I'm not explaining myself right.

Stockfish is a superhuman chess program. It's routinely used in chess analysis as "ground truth": if Stockfish says you've made a mistake, it's almost certain you did in fact make a mistake[0]. Also, because it's incomparably stronger than even the very best humans, sometimes the moves it suggests are extremely counterintuitive and it would be unrealistic to expect a human to find them in tournament conditions.

Obviously software development in general is way more open-ended, but if we restrict ourselves to puzzles and competitions, which are closed game-like environments, it seems plausible to me that a similar skill level could be achieved with an agent system that's RL'd to death on that task. If you have base models that can get there, even inconsistently so, and an environment where making a lot of attempts is cheap, that's the kind of setup that RL can optimize to the moon and beyond.
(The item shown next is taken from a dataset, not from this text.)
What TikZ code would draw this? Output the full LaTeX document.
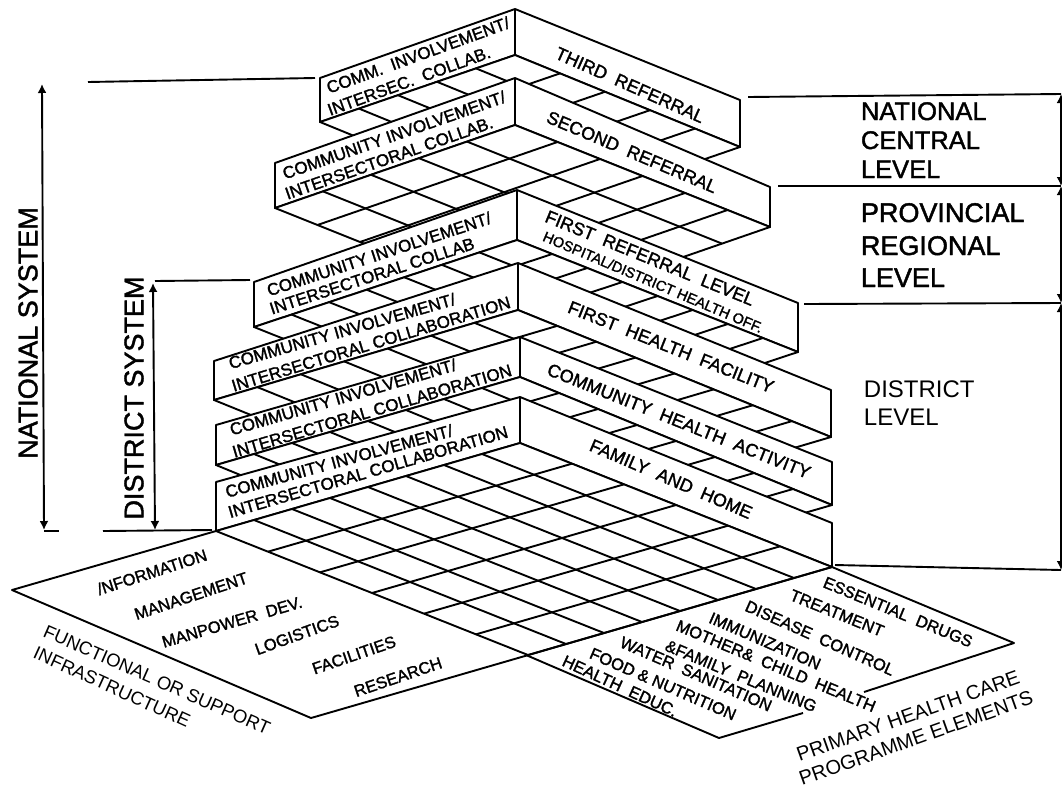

I don't predict the future and I'm very skeptical of anybody who claims to do so, correctly predicting the present is already hard enough, I'm just saying that given the progress we've already made I would find plausible that a system like that could be made in a few years. The details of what it would look like are beyond my pay grade.

---

[0] With caveats in endgames, closed positions and whatnot, I'm using it as an example.

▲

pclmulqdq 2 hours ago | parent [-]

Yeah, it is often pointed out as a brilliance in game analysis if a GM makes a move that an engine says is bad and turns out to be good. However, it only happens in very specific positions.

▲

emodendroket 2 hours ago | parent [-]

Does that happen because the player understands some tendency of their opponent that will cause them to not play optimally? Or is it genuinely some flaw in the machine’s analysis?

	▲	thomasahle 32 minutes ago \| parent \| next [-]
		It's only the later if it's a weak browser engine, and it's early enough in the game that the player had studied the position with a cloud engine.
	▲	pclmulqdq 2 hours ago \| parent \| prev [-]
		It can be either one. In closed positions, it is often the latter.